--- Begin Given data ---

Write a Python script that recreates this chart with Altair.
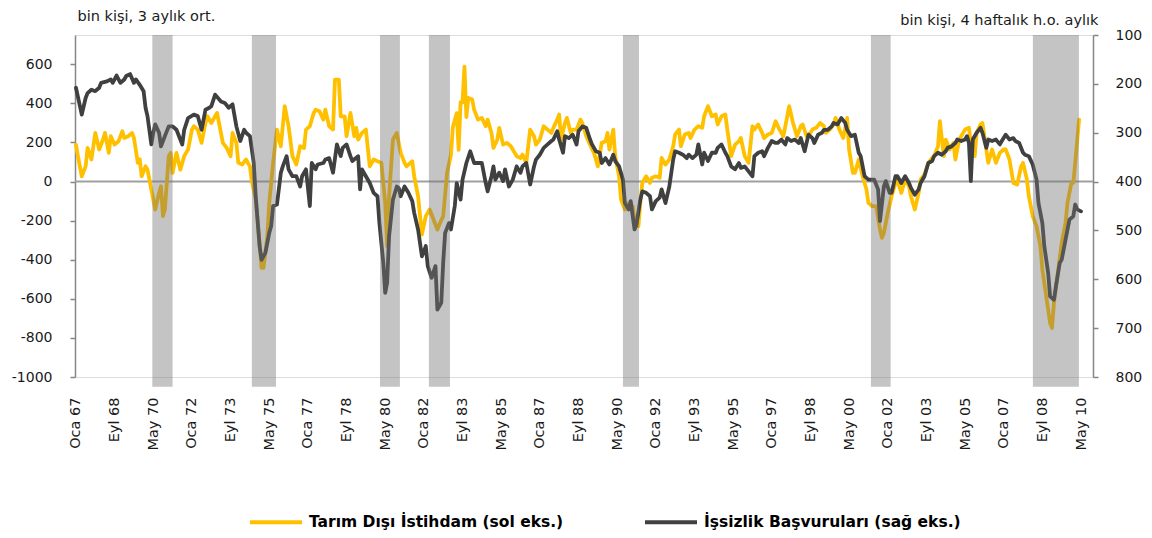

--- End Given data ---
--- Begin Given data ---

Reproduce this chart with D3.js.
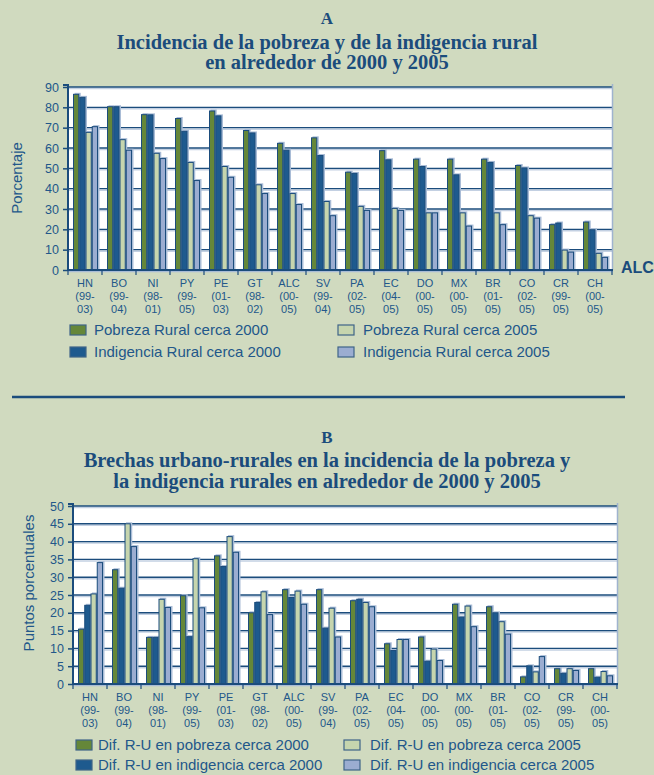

--- End Given data ---
--- Begin Given data ---

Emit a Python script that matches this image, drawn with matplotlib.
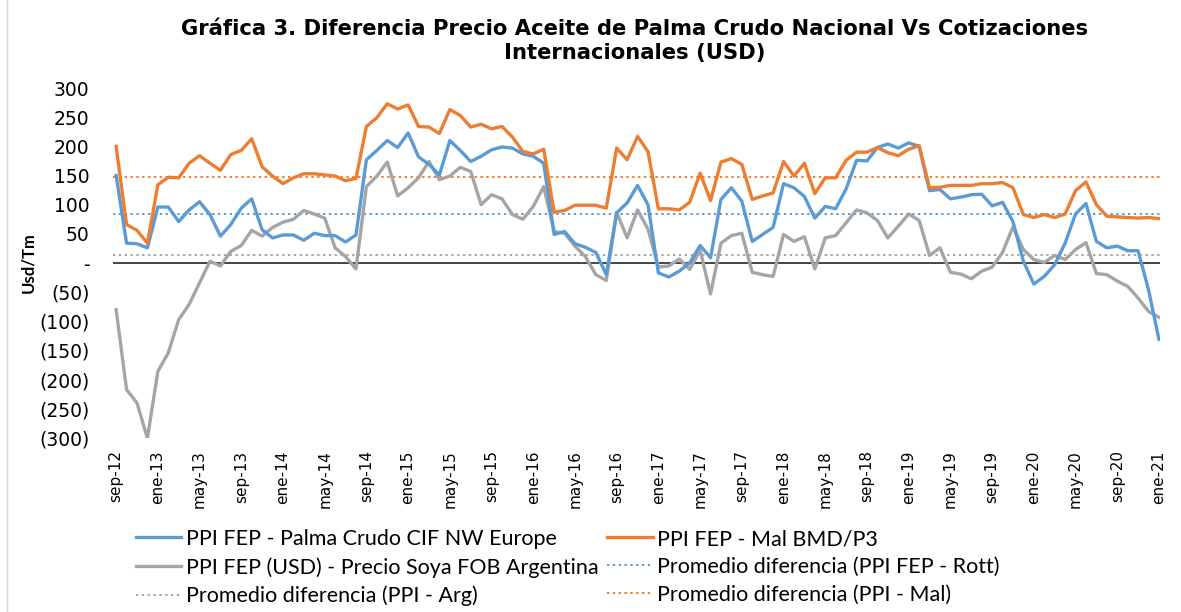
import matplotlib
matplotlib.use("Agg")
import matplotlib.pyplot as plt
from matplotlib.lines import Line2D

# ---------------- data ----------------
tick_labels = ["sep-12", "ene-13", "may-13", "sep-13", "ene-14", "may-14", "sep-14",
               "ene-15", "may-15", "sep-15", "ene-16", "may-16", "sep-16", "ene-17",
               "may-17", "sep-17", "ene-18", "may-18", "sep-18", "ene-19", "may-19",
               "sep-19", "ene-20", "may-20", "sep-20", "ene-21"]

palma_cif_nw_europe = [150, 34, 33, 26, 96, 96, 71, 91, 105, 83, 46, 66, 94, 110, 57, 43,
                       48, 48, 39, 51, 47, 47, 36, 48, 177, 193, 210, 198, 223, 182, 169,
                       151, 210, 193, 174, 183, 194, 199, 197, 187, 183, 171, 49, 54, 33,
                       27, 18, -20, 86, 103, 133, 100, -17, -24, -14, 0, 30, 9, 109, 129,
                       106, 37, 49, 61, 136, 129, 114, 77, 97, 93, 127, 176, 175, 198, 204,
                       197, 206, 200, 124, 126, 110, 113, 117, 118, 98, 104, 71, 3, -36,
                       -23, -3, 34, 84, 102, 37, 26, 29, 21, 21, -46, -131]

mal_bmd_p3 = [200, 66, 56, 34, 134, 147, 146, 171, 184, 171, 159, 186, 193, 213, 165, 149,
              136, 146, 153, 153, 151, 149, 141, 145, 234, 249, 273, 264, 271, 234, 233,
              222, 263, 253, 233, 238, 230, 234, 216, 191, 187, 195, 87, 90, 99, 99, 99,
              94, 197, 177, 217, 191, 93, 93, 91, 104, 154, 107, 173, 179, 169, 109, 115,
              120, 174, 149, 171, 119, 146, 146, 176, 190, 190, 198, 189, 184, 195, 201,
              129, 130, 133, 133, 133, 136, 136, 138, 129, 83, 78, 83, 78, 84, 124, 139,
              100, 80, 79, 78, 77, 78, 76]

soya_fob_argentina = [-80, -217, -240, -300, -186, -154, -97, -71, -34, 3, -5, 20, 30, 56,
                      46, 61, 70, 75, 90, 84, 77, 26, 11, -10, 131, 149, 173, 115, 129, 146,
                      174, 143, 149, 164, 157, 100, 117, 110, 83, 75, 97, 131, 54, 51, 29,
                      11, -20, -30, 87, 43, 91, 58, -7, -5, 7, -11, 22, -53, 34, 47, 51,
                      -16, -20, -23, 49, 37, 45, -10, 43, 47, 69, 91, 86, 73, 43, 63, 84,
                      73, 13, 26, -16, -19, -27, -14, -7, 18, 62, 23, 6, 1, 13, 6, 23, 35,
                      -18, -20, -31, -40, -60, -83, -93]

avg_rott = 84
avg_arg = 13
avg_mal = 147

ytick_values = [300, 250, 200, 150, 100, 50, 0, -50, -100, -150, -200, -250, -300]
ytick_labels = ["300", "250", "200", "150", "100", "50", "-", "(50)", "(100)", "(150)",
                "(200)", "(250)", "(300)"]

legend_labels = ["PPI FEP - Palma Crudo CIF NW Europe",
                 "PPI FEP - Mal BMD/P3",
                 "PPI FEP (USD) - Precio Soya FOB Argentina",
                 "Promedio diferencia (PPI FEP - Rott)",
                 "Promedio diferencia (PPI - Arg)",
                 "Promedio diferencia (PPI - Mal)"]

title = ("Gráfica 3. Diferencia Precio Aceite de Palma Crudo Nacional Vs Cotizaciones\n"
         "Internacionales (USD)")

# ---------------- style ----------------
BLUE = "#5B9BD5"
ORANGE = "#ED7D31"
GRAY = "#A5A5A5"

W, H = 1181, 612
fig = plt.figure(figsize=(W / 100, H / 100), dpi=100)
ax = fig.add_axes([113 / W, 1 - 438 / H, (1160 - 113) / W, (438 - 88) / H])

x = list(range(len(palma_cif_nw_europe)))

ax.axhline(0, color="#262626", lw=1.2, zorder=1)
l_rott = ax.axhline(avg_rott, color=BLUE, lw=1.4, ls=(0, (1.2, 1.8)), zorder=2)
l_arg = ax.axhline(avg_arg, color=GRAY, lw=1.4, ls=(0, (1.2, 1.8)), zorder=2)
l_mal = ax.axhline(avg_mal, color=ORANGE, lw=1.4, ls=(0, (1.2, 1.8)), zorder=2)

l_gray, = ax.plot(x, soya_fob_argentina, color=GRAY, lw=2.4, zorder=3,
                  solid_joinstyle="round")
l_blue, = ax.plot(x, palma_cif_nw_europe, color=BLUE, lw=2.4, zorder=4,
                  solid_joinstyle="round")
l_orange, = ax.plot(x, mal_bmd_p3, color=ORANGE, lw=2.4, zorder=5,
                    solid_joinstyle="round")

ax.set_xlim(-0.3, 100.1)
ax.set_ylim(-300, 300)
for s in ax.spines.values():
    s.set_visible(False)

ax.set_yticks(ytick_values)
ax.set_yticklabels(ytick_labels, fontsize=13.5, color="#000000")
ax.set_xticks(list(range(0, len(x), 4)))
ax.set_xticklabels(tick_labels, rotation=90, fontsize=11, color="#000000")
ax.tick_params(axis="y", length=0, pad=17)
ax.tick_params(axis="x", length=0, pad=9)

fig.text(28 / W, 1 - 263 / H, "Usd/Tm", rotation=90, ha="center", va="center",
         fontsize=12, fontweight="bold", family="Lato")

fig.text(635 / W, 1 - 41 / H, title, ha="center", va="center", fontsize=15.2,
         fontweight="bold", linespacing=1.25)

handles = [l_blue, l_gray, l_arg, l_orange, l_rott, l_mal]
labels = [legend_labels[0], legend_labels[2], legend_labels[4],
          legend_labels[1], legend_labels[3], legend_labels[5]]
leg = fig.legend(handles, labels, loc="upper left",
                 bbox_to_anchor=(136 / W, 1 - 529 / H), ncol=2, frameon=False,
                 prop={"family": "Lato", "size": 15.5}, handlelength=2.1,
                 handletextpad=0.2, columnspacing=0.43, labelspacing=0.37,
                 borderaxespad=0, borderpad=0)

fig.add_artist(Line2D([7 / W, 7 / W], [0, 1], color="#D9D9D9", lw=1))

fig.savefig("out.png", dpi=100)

--- End Given data ---

Short task: Extract each line holding the string "with".

Finished task:
Write a Python script that recreates this chart with Altair.
Reproduce this chart with D3.js.
Emit a Python script that matches this image, drawn with matplotlib.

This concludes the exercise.